类似于数据库关系数据理论的1NF,整齐的数据需满足:
每个变量必须有自己的列
每个观察值必须有自己的一行
每个值都必须有自己的单元格
在我们tidyverse
的工具下,应当做到:
将每个数据集放在一个tibble中
将每个变量放在一列中
整齐数据的优势主要有两个:得到一致性的数据结构、使R的矢量化运算发挥作用。
9.2 数据的常见问题与整理方法
9.3 缺失值
一个值可能会以两种方式丢失:显示与隐式。
An explicit missing value is the presence of an absence; an implicit missing value is the absence of a presence.
处理缺失值的几种方法:
不同的数据表示使隐式缺失值值显式化,或者可以设置隐式转换显式缺失值
显式显示缺失值:
complete()
fill()
:将缺失值替换为最近的非缺失值
9.4 练习
(1)What would happen if you widen this table?
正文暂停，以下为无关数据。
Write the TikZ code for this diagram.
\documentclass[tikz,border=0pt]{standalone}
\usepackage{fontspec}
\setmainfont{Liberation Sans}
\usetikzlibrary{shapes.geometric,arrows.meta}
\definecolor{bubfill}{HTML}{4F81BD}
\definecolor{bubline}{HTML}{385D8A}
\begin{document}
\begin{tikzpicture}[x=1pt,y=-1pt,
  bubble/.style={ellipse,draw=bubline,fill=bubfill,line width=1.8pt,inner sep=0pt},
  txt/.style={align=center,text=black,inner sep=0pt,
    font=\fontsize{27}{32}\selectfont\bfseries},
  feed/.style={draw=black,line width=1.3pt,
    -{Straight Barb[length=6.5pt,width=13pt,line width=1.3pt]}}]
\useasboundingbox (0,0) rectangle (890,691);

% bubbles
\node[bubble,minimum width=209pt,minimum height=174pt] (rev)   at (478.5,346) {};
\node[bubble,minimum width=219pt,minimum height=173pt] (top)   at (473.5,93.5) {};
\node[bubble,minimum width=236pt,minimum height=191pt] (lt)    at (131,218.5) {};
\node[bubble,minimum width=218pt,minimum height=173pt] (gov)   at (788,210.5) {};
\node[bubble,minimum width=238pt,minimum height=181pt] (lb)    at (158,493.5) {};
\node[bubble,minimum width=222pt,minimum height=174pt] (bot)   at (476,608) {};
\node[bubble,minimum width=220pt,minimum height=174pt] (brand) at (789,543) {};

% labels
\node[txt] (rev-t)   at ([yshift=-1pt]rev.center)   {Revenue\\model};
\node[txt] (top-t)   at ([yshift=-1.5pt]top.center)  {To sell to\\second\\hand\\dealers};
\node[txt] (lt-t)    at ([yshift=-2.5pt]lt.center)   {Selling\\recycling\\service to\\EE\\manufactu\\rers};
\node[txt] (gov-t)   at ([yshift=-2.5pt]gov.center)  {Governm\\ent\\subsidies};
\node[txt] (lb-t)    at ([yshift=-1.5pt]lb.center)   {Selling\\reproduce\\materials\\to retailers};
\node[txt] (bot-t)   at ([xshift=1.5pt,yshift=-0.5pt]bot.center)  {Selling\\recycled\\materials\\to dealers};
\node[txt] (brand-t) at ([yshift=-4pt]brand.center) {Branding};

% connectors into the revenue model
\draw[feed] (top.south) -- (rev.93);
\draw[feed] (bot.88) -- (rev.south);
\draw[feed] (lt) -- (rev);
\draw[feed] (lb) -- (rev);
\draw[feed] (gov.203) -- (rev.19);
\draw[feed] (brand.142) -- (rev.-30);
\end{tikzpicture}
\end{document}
Why? How could you add a new column to uniquely identify each value?
people <- tribble(
~name, ~key, ~value,
#-----------------|--------|------
"Phillip Woods", "age", 45,
"Phillip Woods", "height", 186,
"Phillip Woods", "age", 50,
"Jessica Cordero", "age", 37,
"Jessica Cordero", "height", 156
)
# name与key不能确定value
people %>%
pivot_wider(names_from="key",values_from = "value")
#> Warning: Values are not uniquely identified; output will contain list-cols.
#> * Use `values_fn = list` to suppress this warning.
#> * Use `values_fn = length` to identify where the duplicates arise
#> * Use `values_fn = {summary_fun}` to summarise duplicates
#> # A tibble: 2 x 3
#> name age height
#> <chr> <list> <list>
#> 1 Phillip Woods <dbl [2]> <dbl [1]>
#> 2 Jessica Cordero <dbl [1]> <dbl [1]>
# 添加新列
people %>%
group_by(name,key) %>%
mutate(no = row_number()) %>%
pivot_wider(names_from = "name",values_from="value")
#> # A tibble: 3 x 4
#> # Groups: key [2]
#> key no `Phillip Woods` `Jessica Cordero`
#> <chr> <int> <dbl> <dbl>
#> 1 age 1 45 37
#> 2 height 1 186 156
#> 3 age 2 50 NA
(2)Tidy the simple tibble below. Do you need to make it wider or longer? What are the variables?
preg <- tribble(
~pregnant, ~male, ~female,
"yes", NA, 10,
"no", 20, 12
)
# longer
preg %>%
pivot_longer(cols = c("male","female"),
names_to = "sex",
values_drop_na=T) %>% # 去缺失值(怀孕,男)
mutate(
female = (sex=="female"),
pregnant = (pregnant=="yes") # 受启发,改为逻辑变量
) %>%
select(female,pregnant,value)
#> # A tibble: 3 x 3
#> female pregnant value
#> <lgl> <lgl> <dbl>
#> 1 TRUE TRUE 10
#> 2 FALSE FALSE 20
#> 3 TRUE FALSE 12